President Obama made his anticipated appearance on The Daily Show last night, talking to Jon Stewart about his vision for his second term, the financial crisis, Guantanamo Bay, his administration's response to the Benghazi attack, and Biden's wet bathing suits. But it started off with Stewart asking what happened during the first debate, telling the president, "Sometimes I'll go onstage and I'll have an open-faced turkey sandwich and a shot of NyQuil, and halfway through I'll lookup and go, 'are we on?'" Watch below.

Obama, whom Stewart referred to as the star of the new film Here Comes The Boom, responded that he "obviously" had a bad night during the first debate: "The presentation wasn't what it needed to be. But the issues haven't changed," the president said. "And that is the stakes in this election are really big. Gov. Romney makes a good presentation, but the fundamentals of what he's calling for are the same policies that got us into this mess that we've been fighting against for the last four years."

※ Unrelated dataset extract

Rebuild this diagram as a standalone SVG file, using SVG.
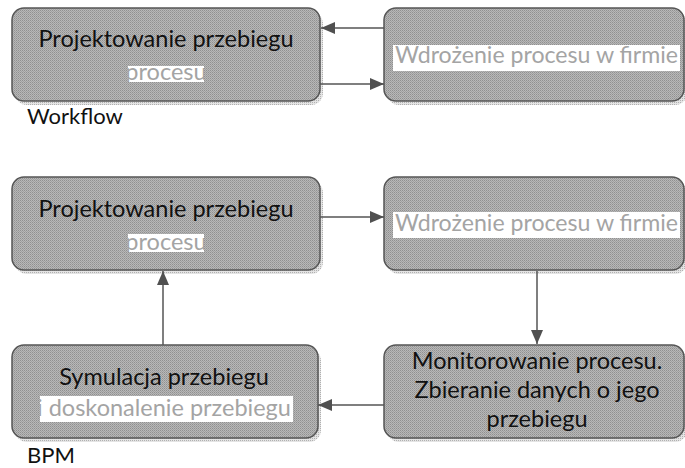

And here's what Obama said about his vision for his second term:

I do think part of the president's job is not only moving forward on things that will work, but also preventing things that won't work. So I think you want a president in the Oval Office who's going to say, 'No, we're not going to amend our Constitution for the first time to restrict rights for gay and lesbian couples. We're not going to pass a budget where all the work that we've done to make college more affordable to young people gets wiped aside so that suddenly lenders and banks are getting tens of millions of dollars. We're not going to rollback health care so that millions of people are thrown to [the] wolves. We're not going to turn medicare into a voucher system.

In the second half of the extended interview above, Obama complimented Biden on his swimwear, then talked a bit about "unsexy issues" like wire taps, and how he handled the Benghazi attack. And he made one final plea for people to vote: "The stakes on this could not be bigger: war, peace, Supreme Court, women's right to choose, whether we're creating jobs in this country or whether they're getting shipped overseas, whether our kids are getting the best education they can—all that stuff is at stake, and there is no excuse not to vote."